My constant excuse to myself - pre-emptive excuse in response to my pre-emptive mental failure to live up to imaginary standards - in the past few months has been: I am writing about popular music here; if you aren't familiar with these canonical artifacts then that's your problem, not mine. Yes, I know that this is likely a serious attitude problem when 'you' is my professor.
I mean, seriously, it's like that phrase I quoted somewhere a couple of years ago, from an academic source: 'The Beatles, a popular British rock music group'.
I intended to complain here about Columbia's apparent reluctance to profit off of the repackaging of old material to a new generation of listeners, namely me, since I have been able to find very few reissues (and remasters) of Monk's sixties recordings since I discovered a few years ago that I like them better than his earlier recordings for Riverside. I was under the impression - no, I had the true, justified belief - that this was because they were just not reissuing them for some dumb reason to do with profit margins. Until about a year ago that was probably partly it, but last September they reissued two studio albums and a live set. And this month, or rather 'this month' in the special release-date language, they're reissuing four more. Aside from the fact that I'm utterly destitute and in the middle of a massive music purge that if I were more disciplined would not be immediately rendered moot by my rapid acquisition of new records I will never play, this should make me very happy. I can't stress enough how much more I like Straight, No Chaser than any of the fifteen discs of the Riverside box. That might even be true of the It Club and Jazz Workshop live sets, sound issues aside. I get more continuous pleasure out of them, at least, though the Riverside recordings are more interesting for what I'll dumbly call 'historical' reasons. (Hearing Monk play Ellington for a whole album, or Monk play standards for a whole album, or Monk play with Coltrane, or Monk practicing 'Round Midnight' alone in the studio for twenty minutes, or Monk with a big band, or plenty more, are all 'historically' fascinating and certainly not unpleasurable just because I have gotten stuck using a stupid word like 'historical'.) But. The three reissues from last year have been out over a year! And despite my ceaseless record store patronage I haven't seen any of them, in any store, for the entire year. Even though I don't really think I care about this that much - I will buy and love these records in due time, I'm sure - the fact that it bothers me enough for me to notice makes me somewhat unhappy. Or irritated. Tonight I am a free-music anti-copyright crypto-anarchist.

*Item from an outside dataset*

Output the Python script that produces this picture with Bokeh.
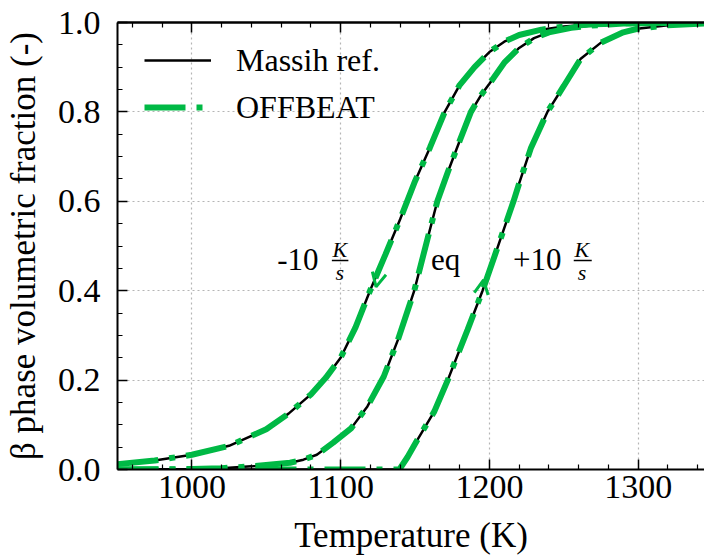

'all really new ideas go through three stages - the joke, the threat, and the obvious'.
A biography of Heinrich von Kleist, favorite of Deleuze and Guattari, especially in plateau twelve, '1227: Treatise on Nomadology - The War Machine'.
I truly dislike these moments when an as yet unvisited (but planned) part of something I'm writing rushes up at me, like the edge of a cliff, and it's nothing like my map said it would be, and I can't see how to get back on the trail other than to go back home and draw a new map. Which is not an option.